Source code of charts:
************
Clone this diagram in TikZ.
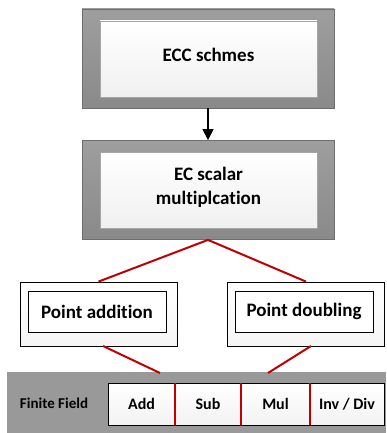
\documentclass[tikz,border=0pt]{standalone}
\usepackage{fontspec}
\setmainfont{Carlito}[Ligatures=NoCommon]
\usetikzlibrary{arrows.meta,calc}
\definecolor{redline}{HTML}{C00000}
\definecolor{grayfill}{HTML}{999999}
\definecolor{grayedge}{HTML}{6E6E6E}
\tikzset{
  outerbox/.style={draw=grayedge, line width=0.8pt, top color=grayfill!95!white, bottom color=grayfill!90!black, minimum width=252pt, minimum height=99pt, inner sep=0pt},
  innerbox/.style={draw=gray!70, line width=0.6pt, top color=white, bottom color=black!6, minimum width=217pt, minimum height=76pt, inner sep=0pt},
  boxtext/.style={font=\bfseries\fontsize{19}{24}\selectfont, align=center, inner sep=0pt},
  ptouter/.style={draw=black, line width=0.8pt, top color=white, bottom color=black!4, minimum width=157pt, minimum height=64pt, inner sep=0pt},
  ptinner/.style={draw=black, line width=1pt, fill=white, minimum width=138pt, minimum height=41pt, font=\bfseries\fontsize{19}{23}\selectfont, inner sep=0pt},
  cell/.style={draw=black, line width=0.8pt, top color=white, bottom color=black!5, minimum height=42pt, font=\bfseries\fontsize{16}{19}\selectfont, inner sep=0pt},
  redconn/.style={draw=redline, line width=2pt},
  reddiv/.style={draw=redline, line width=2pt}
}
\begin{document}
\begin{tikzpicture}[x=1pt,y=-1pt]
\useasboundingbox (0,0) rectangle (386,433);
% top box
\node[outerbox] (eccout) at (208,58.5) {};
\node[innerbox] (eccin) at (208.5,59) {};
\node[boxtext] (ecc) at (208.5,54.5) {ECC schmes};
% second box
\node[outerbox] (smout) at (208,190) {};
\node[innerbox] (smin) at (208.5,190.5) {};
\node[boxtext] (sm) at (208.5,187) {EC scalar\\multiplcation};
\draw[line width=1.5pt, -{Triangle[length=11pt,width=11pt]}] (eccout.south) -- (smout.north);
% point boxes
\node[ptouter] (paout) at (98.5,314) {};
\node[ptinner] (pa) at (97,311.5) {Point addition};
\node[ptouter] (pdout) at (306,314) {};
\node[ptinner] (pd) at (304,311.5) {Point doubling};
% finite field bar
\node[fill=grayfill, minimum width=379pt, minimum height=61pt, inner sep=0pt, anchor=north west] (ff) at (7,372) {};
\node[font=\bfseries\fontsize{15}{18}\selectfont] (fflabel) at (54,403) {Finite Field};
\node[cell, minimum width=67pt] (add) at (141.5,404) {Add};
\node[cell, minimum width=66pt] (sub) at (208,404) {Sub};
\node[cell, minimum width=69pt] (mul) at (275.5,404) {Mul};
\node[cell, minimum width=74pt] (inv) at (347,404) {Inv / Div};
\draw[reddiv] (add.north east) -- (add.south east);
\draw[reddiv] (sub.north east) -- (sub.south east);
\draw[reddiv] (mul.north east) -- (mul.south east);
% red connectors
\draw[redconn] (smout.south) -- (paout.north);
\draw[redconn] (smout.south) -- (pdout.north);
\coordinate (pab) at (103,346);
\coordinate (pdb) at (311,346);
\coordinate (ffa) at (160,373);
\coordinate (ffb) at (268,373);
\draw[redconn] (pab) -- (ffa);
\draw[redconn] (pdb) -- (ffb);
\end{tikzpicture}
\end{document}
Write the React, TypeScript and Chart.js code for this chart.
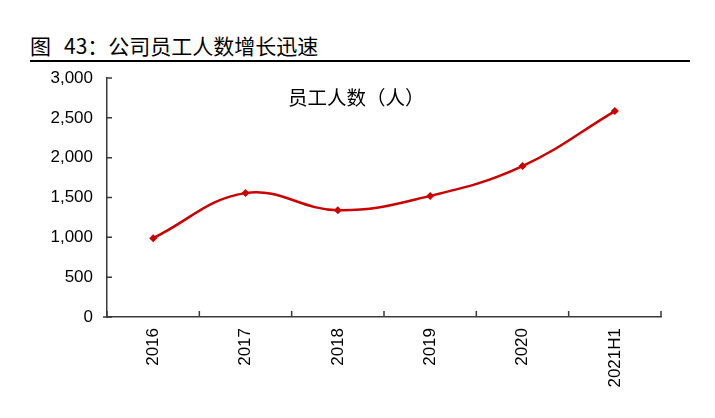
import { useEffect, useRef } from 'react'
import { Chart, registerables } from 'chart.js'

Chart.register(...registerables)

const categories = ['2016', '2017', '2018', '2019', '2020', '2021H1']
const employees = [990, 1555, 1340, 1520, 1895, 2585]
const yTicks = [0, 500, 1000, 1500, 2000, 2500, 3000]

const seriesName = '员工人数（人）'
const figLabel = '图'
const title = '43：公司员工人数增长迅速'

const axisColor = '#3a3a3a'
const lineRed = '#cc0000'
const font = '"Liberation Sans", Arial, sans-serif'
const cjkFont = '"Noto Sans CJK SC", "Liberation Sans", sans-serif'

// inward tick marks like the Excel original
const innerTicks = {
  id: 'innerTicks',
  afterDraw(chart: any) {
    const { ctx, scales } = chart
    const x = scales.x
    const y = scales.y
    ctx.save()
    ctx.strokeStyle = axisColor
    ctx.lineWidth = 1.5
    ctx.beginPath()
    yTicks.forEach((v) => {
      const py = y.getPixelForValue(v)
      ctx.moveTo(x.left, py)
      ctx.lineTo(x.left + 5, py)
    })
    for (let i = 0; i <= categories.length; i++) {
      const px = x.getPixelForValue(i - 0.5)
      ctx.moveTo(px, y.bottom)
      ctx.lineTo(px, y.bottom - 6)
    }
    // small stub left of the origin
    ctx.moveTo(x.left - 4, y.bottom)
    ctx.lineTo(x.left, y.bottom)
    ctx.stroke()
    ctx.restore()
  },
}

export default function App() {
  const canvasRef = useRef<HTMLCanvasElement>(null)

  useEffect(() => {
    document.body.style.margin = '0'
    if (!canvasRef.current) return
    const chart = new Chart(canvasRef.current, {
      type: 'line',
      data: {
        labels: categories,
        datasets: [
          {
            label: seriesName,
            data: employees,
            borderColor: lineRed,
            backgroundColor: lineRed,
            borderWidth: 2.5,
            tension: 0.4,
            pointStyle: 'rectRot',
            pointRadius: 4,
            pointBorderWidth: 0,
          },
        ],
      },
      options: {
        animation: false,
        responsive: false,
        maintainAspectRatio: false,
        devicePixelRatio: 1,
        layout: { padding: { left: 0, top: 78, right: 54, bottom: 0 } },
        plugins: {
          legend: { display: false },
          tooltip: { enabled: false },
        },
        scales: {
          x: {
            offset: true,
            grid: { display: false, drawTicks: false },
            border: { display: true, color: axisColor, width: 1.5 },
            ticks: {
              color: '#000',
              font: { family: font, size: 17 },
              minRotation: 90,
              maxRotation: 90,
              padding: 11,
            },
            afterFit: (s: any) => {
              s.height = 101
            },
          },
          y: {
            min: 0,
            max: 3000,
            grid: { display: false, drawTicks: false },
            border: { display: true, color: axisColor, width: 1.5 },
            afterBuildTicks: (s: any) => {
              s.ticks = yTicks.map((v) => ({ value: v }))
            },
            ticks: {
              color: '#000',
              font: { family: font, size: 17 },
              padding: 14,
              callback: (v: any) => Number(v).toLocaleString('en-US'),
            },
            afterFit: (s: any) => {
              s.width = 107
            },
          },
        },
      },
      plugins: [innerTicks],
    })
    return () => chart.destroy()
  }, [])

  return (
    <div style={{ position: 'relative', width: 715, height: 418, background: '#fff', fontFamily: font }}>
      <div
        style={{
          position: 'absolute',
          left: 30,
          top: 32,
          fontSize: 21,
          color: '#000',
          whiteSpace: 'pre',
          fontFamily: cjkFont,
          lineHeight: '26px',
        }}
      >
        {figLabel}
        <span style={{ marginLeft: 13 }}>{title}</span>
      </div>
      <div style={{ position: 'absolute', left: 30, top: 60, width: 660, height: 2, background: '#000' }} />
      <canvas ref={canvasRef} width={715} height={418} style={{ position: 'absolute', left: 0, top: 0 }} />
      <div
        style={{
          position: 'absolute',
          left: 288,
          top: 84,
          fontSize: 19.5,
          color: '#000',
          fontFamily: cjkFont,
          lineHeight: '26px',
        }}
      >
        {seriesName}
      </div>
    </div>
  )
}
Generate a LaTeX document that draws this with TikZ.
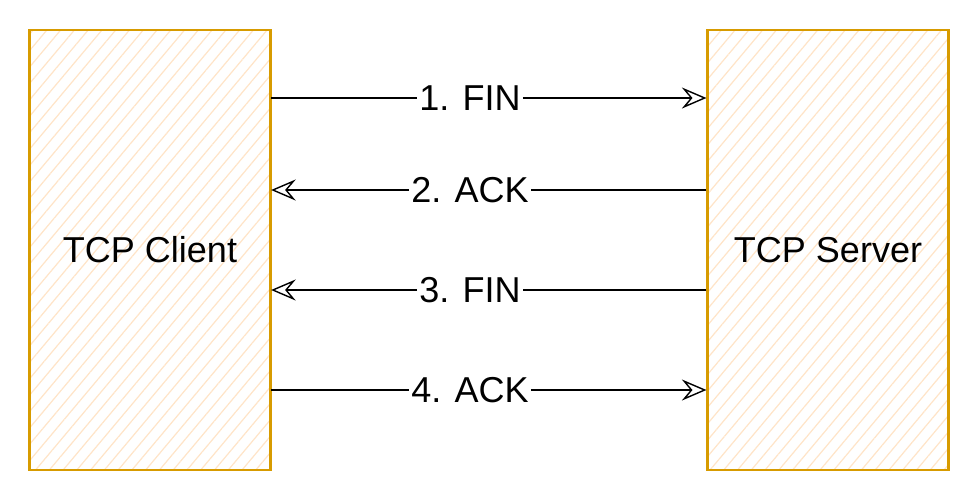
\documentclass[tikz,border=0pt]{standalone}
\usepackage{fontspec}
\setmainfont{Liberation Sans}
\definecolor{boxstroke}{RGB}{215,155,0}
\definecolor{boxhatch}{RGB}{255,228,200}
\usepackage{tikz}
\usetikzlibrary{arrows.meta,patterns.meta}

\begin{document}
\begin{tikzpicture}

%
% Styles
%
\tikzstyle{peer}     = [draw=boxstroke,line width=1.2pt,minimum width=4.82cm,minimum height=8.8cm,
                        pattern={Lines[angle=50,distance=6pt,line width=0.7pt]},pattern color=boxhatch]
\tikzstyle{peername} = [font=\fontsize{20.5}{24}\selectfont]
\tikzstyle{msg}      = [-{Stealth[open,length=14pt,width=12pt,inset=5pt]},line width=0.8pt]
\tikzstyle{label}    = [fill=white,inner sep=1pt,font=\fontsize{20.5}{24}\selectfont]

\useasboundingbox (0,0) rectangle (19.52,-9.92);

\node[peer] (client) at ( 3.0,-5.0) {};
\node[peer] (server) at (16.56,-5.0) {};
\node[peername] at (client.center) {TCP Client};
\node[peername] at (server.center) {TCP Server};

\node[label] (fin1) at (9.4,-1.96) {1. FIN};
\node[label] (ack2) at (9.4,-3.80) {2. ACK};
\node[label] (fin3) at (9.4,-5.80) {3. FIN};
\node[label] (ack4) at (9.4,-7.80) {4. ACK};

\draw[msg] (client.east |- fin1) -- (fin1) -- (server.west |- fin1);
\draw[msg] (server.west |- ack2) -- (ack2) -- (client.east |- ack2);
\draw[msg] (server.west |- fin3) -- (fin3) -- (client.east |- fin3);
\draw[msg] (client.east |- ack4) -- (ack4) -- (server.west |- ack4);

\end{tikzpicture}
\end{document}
************
### EXERCISE INSTRUCTIONS
In the entries above, find every line with the word "this" and list it.

### ANSWER IN FULL
Clone this diagram in TikZ.
Write the React, TypeScript and Chart.js code for this chart.
Generate a LaTeX document that draws this with TikZ.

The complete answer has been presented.